Когда папе надо подписать грамоту или, как по просьбе короля Эдуарда VII, фотографию, ему ставят на стол особый деревянный станок, на который папа кладёт руку. Станок не даёт трястись руке, и папа дрожащими пальцами очень медленно подписывает буквы своего имени.
Буквы, не имеющие, конечно, ничего общего с тем ровным, словно печатным, почерком, каким писал кардинал Джакомо Печчи.
Во время приёмов руки палы покоятся на ручках трона, и их старческого дрожания не видно.
Когда же папа протягивает свою ласковую и ласкающую руку к тем драгоценностям, произведениям искусства, которые поклонники приносят в дар ему, к насыпанному на блюде золоту и пачкам банковых билетов, которые приносятся в «динарий святого Петра», дрожание руки видно сильно.
И умилённые поклонники и поклонницы всю жизнь потом вспоминают:
— Наш дар был принят хорошо.
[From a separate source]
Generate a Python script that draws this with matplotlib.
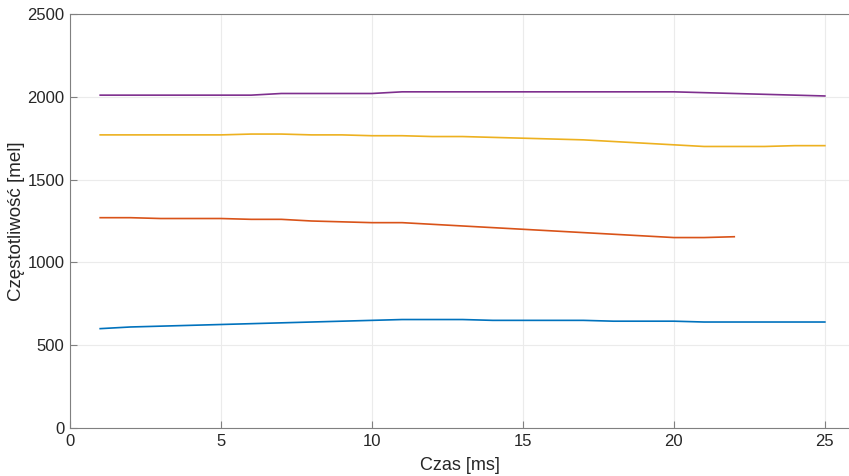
import matplotlib
matplotlib.use("Agg")
import matplotlib.pyplot as plt

plt.rcParams['font.family'] = ['Liberation Sans', 'DejaVu Sans']

# Time axis (ms)
t_full = list(range(1, 26))
t_f2 = list(range(1, 23))

# Formant trajectories in mel
f1 = [600, 610, 615, 620, 625, 630, 635, 640, 645, 650, 655, 655, 655, 650, 650,
      650, 650, 645, 645, 645, 640, 640, 640, 640, 640]
f2 = [1270, 1270, 1265, 1265, 1265, 1260, 1260, 1250, 1245, 1240, 1240, 1230, 1220,
      1210, 1200, 1190, 1180, 1170, 1160, 1150, 1150, 1155]
f3 = [1770, 1770, 1770, 1770, 1770, 1775, 1775, 1770, 1770, 1765, 1765, 1760, 1760,
      1755, 1750, 1745, 1740, 1730, 1720, 1710, 1700, 1700, 1700, 1705, 1705]
f4 = [2010, 2010, 2010, 2010, 2010, 2010, 2020, 2020, 2020, 2020, 2030, 2030, 2030,
      2030, 2030, 2030, 2030, 2030, 2030, 2030, 2025, 2020, 2015, 2010, 2005]

xticks = [0, 5, 10, 15, 20, 25]
yticks = [0, 500, 1000, 1500, 2000, 2500]

colors = ['#0072BD', '#D95319', '#EDB120', '#7E2F8E']

fig = plt.figure(figsize=(8.49, 4.76), dpi=100)
ax = fig.add_axes([70 / 849, 1 - 428 / 476, 1 - 70 / 849, (428 - 14) / 476])

ax.plot(t_full, f1, color=colors[0], lw=1.2)
ax.plot(t_f2, f2, color=colors[1], lw=1.2)
ax.plot(t_full, f3, color=colors[2], lw=1.2)
ax.plot(t_full, f4, color=colors[3], lw=1.2)

ax.set_xlim(0, 25.8)
ax.set_ylim(0, 2500)
ax.set_xticks(xticks)
ax.set_yticks(yticks)
ax.grid(True, color='#ebebeb', lw=0.8)
ax.set_axisbelow(True)

ax.spines['right'].set_visible(False)
for s in ['left', 'bottom', 'top']:
    ax.spines[s].set_color('#808080')
    ax.spines[s].set_linewidth(0.8)
ax.tick_params(direction='in', length=5, width=0.8, color='#808080',
               labelsize=12, labelcolor='#262626', pad=4)

ax.set_xlabel('Czas [ms]', fontsize=13, color='#262626', labelpad=6)
ax.set_ylabel('Częstotliwość [mel]', fontsize=13.5, color='#262626', labelpad=2)

fig.savefig('out.png', dpi=100)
Руки святого отца дрожали от радости, когда он касался нашего благочестивого дара, а лицо его было озарено светлой улыбкой.
В этих же выражениях описывают приёмы паломников и ватиканские газеты, неизменно и радостно добавляющие в конце странно как-то звучащую фразу:
— Вчерашний приём дал превосходные результаты для «динария святого Петра». Итоги выразились в стольких-то десятках тысяч франков, на столько-то выше среднего за этот год.
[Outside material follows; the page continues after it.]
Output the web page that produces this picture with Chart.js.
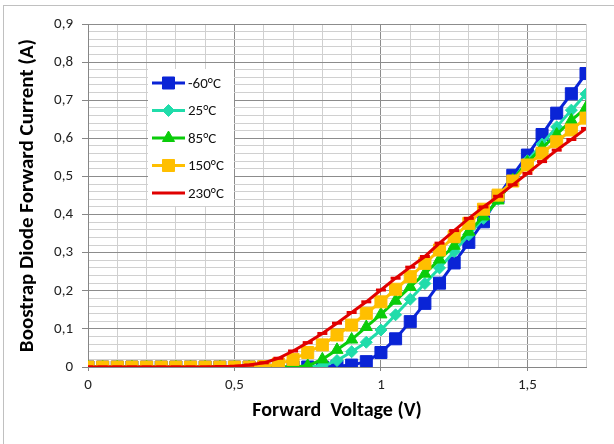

Эти приёмы паломников, которыми и пополняется «динарий святого Петра», особенно утомляют папу.
Но они необходимы, потому что дела Ватикана всегда и хронически очень плохи.
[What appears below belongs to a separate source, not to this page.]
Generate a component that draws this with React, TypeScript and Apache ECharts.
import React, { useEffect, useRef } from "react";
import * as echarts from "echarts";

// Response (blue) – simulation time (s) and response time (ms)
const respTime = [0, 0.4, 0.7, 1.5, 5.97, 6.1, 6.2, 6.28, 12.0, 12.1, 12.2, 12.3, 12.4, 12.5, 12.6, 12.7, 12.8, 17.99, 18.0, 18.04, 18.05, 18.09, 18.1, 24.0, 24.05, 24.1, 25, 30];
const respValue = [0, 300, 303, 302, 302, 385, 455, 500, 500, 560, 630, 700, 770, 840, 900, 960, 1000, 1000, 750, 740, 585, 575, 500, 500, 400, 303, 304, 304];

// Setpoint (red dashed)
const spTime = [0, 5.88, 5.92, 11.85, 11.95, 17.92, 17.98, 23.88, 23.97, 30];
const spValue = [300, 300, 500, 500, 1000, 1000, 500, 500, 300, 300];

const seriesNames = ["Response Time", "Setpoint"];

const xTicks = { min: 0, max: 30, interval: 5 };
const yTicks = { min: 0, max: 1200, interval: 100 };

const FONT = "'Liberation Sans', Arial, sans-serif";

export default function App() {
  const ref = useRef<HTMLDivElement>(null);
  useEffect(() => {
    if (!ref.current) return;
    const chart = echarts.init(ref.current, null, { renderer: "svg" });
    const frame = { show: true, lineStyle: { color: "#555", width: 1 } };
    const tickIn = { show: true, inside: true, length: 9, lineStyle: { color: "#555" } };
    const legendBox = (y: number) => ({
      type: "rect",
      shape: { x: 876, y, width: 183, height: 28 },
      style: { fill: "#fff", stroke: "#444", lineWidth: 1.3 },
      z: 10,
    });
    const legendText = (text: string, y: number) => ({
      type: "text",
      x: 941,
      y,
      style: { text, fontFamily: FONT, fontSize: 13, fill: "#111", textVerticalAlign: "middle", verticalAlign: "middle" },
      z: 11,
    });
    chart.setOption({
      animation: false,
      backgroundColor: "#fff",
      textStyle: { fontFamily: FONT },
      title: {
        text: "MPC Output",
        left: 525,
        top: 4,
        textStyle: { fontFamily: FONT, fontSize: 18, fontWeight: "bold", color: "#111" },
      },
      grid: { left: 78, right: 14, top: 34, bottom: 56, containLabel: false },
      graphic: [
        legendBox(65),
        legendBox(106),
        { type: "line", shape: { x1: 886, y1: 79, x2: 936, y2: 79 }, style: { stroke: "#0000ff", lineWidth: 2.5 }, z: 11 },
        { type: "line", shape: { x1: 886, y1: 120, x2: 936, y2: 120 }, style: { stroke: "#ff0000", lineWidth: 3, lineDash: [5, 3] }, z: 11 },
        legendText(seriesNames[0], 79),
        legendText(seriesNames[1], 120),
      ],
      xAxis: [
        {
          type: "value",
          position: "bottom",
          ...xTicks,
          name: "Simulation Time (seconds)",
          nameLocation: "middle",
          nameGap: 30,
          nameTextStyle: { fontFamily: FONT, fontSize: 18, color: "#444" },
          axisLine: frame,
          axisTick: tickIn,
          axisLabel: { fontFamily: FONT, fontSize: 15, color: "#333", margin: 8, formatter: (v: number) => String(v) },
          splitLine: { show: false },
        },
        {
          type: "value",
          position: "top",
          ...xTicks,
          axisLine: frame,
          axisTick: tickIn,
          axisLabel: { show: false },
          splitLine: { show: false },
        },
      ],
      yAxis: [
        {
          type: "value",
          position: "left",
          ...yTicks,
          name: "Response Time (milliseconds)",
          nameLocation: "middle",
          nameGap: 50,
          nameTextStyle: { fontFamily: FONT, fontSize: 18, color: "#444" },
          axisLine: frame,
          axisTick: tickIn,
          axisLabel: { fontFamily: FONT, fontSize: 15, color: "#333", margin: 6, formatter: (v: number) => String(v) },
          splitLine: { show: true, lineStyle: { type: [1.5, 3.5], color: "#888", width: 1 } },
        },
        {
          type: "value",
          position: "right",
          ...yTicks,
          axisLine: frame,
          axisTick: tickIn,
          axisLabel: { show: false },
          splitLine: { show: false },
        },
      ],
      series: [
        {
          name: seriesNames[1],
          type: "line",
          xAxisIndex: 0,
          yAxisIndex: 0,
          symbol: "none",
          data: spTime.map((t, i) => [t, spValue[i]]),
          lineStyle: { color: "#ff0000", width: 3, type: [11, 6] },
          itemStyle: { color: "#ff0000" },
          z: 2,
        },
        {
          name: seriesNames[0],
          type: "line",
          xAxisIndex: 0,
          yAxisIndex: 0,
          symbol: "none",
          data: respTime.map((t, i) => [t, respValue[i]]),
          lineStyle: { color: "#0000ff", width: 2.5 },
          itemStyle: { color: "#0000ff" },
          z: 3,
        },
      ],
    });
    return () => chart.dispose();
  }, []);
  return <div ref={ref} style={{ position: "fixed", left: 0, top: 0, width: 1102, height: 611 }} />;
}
Очень часто назначенные после общего приёма поклонников особые аудиенции частным лицам отменяются.
Папа лишается чувств.
Профессору Лаппони, — папа не любит лекарств, — стоит большого труда убедить своего пациента принять несколько капель возбуждающего лекарства. Папе растирают конечности, чтоб возбудить жизнедеятельность.
Личные покои папы не велики. Маленькая спальня, отделанная в «папский» красный цвет. Над постелью большая картина — Мадонна. Два стула, два кресла, письменный стол и аналой. Обедает папа в библиотеке.
Около помещается капелла.
Проснувшись и позвонив камердинера Чендра — его самое доверенное лицо, папа одевается с его помощью и служит мессу.
Прежде к торжественной службе, к мессе, совершаемой папой, приглашались лица из «чёрной» римской знати, окружающей Ватикан.
В последнее время не допускается никто. Не имеют доступа даже ближайшие родственники папы.
Можно догадываться, как слаб папа, и как трудно ему совершать даже краткую мессу. Но видеть, — этого не видит никто, кроме вечно и пред всеми молчащего камердинера Чендра.
В семь часов папе подают завтрак. Молоко, шоколад, два яйца всмятку, бисквиты, хлеб и масло. Папа «трогает» из этого то, что ему нравится.
Именно «трогает», потому что он почти ничего не ест.
Обед уносят снова почти нетронутым.
Пришлось устроить целую особую систему калориферов, чтобы постоянно сохранять в комнатах папы известную температуру. И теперь из этой теплицы папа выходит очень редко.
Он очень любил поездки по бесконечным ватиканским садам.
Любил смотреть на панораму Рима, которая развёртывается с пригорков этих садов. Любил ласкать ручных газелей, которые живут около грота, представляющего собой точную копию грота в Лурде. Очень интересовался своим «хозяйством». У папы в ватиканских садах обширный виноградник. Около 3000 литров вина. Из этого вина папа дарит обыкновенно тем из окружающих и рассылает тем из монастырей, которым хочет проявить своё особое благоволение.